Welcome to 2022, a new year with new possibilities. However, it is also year three of the COVID-19 pandemic.


Ontarians have been through a lot in the last couple of years. That is why I have a recommendation for politicians and high-ranking health staff. Don’t talk about the end of the pandemic or ‘defeating COVID-19’ until we actually do it.


The changing landscape of health measures can be equated to a roller coaster ride in the last couple of years. At times, high levels of cases have been reported, leading to stricter gathering limits, the temporary closure of certain businesses and other health-related measures.

Then, when cases start to lower, and governments have eased these measures, the conversation always seems to start about the apparent ‘light at the end of the tunnel.’ But then the pandemic continues to follow this up and down trend of health-related measures.


I think hope is an important thing, but it has to be used at the right time. If you get people’s hopes up too many times, only to have them dashed again and again, people will eventually believe less and less this pandemic can be defeated and possibly tune you out entirely.


It can be confusing enough for people to try to keep up with the ever-changing rules and regulations, but to be told we’re nearing the end of this pandemic, only to have new measures added later, it adds to everyone’s confusion.
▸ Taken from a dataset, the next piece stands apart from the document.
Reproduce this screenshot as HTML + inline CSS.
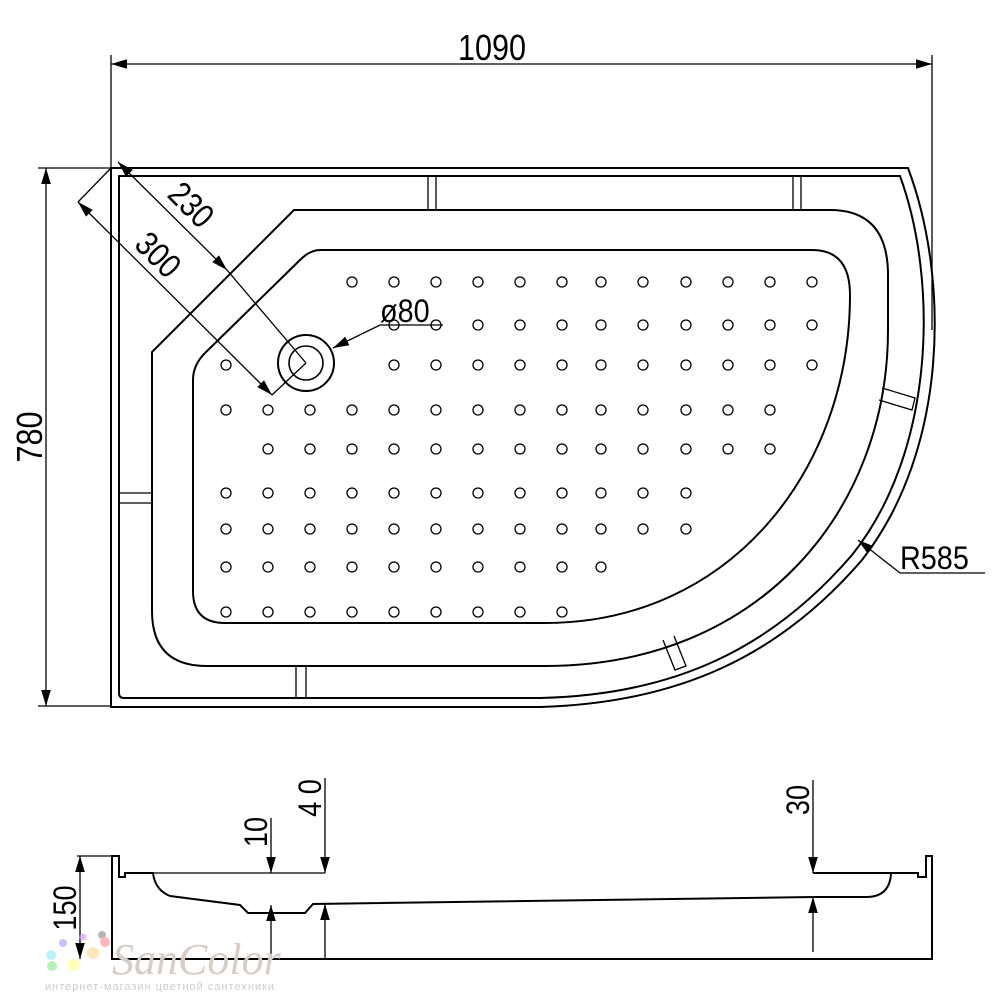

Right now, caution is most important, not just for people to exercise in their day-to-day lives, in order to stay safe, but also for COVID-19 messaging. It’s best to be absolutely sure before talking about the near future.


Now, to be clear, I’m not saying don’t talk about anything pandemic-related. I think it’s important to share information about where we are in this pandemic and what the plans are moving forward. My point here is to caution against giving people hope too early or possibly giving false hope. Yes, I believe this pandemic can be defeated eventually. But until we know for sure the battle is won, it might be best to hold off on declaring it over, nearly over, or talking about any light at the end of the tunnel.